Fontarabie à l’Impérial : Les absents ont eu tort

Une série de trois performances musicales est apparue tel un cadeau imprévu, un mirage dans le calendrier musical de la ville de Québec.

Bernhari, puis Fanny Bloom suivie de l’exaltant Fontarabie se sont succédés. Telle était l’impressionnante programmation de ce spectacle gratuit. La triple performance offerte ce samedi 4 octobre a su faire vivre aux gens présents ce magnifique et rarissime sentiment d’être au bon endroit au bon moment.

Bernhari le mystérieux

Le concert a débuté avec les sonorités pop vaporeuses de Bernhari qui, au matin de sa carrière solo, nous présente déjà une poésie chevronnée, infusée d’allusions à la culture russe, à la guerre et surtout, à l’amour. La musique, ponctuée de guitare électrique, accompagne la voix de Bernhari, lointaine et extraordinairement singulière. Dommage que cette voix nouvelle et magnifique ne prenne pas plus de place et qu’on la perde trop facilement au profit des percussions et de la fumée synthétique.

La vivante Fanny Bloom

Fanny Bloom, avec son énergie charmante, est venue bénir la foule de sa pop à saveur électro, vivante et fraîche. La jeune interprète a tenue bonne compagnie au public et est aisément parvenue à le réchauffer. Sa voix, dont les nuances et la puissance rappellent celle d’Ariane Moffatt, prit toute son ampleur lorsqu’elle se retrouva, le temps d’une chanson, seule au piano.

Fontarabie, entre élégance et épouvante

La troisième partie, Fontarabie, c’est d’abord le projet solo de Julien Mineau, chanteur et guitariste de Malajube. Pour le musicien, ce mot évoque sa propre migration vers la quiétude du rang Fontarabie à Sainte-Ursule en Mauricie, en même temps que son isolement face au chaos de la métropole ainsi qu’aux contraintes du show-business. « J’avais besoin de ça, de m’isoler un peu, je sais pas pourquoi. C’est dangereux, en même temps. Je suis un peu viré fou avec ça mais, je m’en sors. »

Cette folie, Mineau semble la canaliser dans son projet à travers des orchestrations où le lugubre voisine l’élégant et le grandiose. Ainsi, Fontarabie, qui inclut autant de pistes chantées que de morceaux uniquement instrumentaux dans sa prestation nous emmène ailleurs. Il nous emmène là où la mélodie douce et sordide du célesta est frappée violemment d’irruptions musicales où s’emportent, dans un chaos contrôlé, les cuivres, les vents, les cordes et les percussions.

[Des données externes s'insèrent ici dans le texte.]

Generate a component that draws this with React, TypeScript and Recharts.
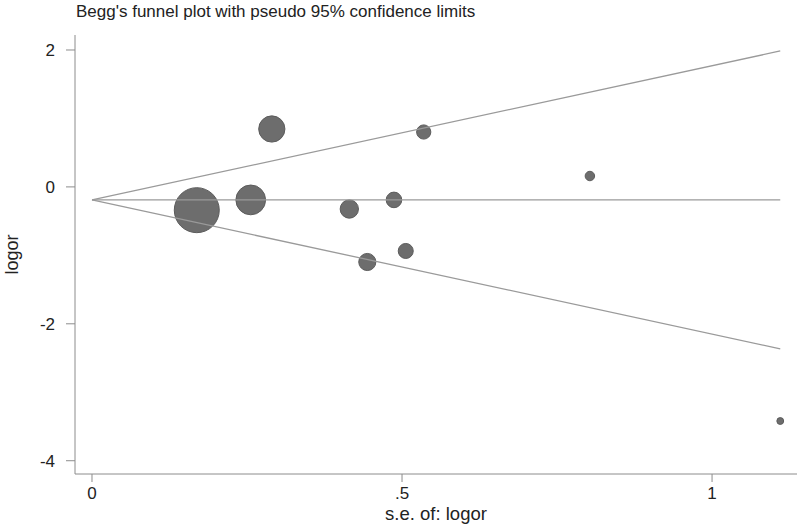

Cette alternance de calme planant et de tempête symphonique est magnifiquement rehaussée du caractère fantomatique du célesta. Particulièrement apprécié par Tchaïkovsky, cet instrument à clavier confère à Fontarabie, selon Mineau, « le contraste d’un son angélique et d’une impression de film d’horreur ». L’ambiance cinématographique de l’album réfère autant au cinéma d’épouvante qu’aux films pour enfants par l’agressivité des orchestrations vives et le son de boîte à musique du célesta.

Sur scène, le son de Fontarabie est d’autant plus magistral et hors du commun. Quelques treize musiciens à la concentration imperturbable se tiennent sur scène, l’air infiniment heureux d’être présents. Les élans musicaux fantasmagoriques entrecoupés de séquences aériennes à la quiétude presque sinistre nous terrifient en même temps qu’ils nous fascinent. Demeurer à l’écoute et attentif aux innombrables nuances est la clé pour véritablement vivre l’expérience Fontarabie.

Ponctué de sons parfois subtils, parfois monstrueux, le spectacle est grandiose. La voix spectrale de Julien Mineau, dont les interventions sont rares, est comme un écho dans la nuit, suffisamment présente et suffisamment effacée.

Le retour de Malajube ?

En plus des performances d’artistes prometteurs, ce soir-là à l’Impérial, on a pu assister au résultat des interrogations d’un musicien d’expérience sur la réelle nature de la création musicale et sur ses propres limites. Lorsqu’on demande à Julien Mineau ce qu’il adviendra de Malajube, au repos depuis maintenant deux ans, il répond : « Je suis trop faible mentalement pour recommencer la machine et j’ai le goût d’explorer encore. » À la lumière de son premier projet solo, cette réponse semble beaucoup promettre.